Over the course of the movie Marty collects his psychopaths, developing the screenplay (similar to the way “Adaptation” is about a man writing the screenplay of the movie we’re watching) while Charlie tries to hunt down the men that stole his pet Shih Tzu. Along the way we get glimpses into what Marty is writing with some fun, over-the-top gory sequences. This is not a movie for the squeamish: you’ll see men slice their own throats or be cut open with hacksaws. It’s a movie about violence and the never-ending circle that revenge takes people on.

The screenplay is hilarious and smart, even better than McDonagh’s debut film “In Bruges” (which also starred Farrell). The entire cast is at the top of their game here. These are the kinds of movies I want to see Farrell do more of, not boring remakes like “Total Recall” and “Fright Night.” Walken is fantastic as usual, and Harrelson is always wonderfully on edge. However the biggest standout by a large margin is Rockwell, who is high energy and crazy for the entire film, helping to propel it along at a great pace.
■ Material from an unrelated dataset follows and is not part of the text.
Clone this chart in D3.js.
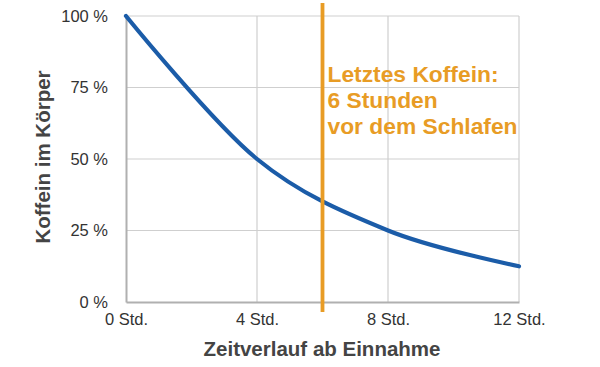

If the film has any faults, it addresses them to an extent with its screenplay within the screenplay, which is almost too clever. For example, there are two female characters in the film (Abbie Cornish and Olga Kurylenko) who you see on the poster, in trailers, but do absolutely nothing in the actual film. However, in a scene where Hans reads Marty’s screenplay, he points out the exact same thing, acting as a sort of commentary to how this is in most films. However, it still would have been better to expand those characters.

“Seven Psychopaths” isn’t the movie you’re expecting it to be; it’s even better than that, a madcap, reckless, alcohol-fueled ride through the LA landscape, full of insane characters bursting off the screen.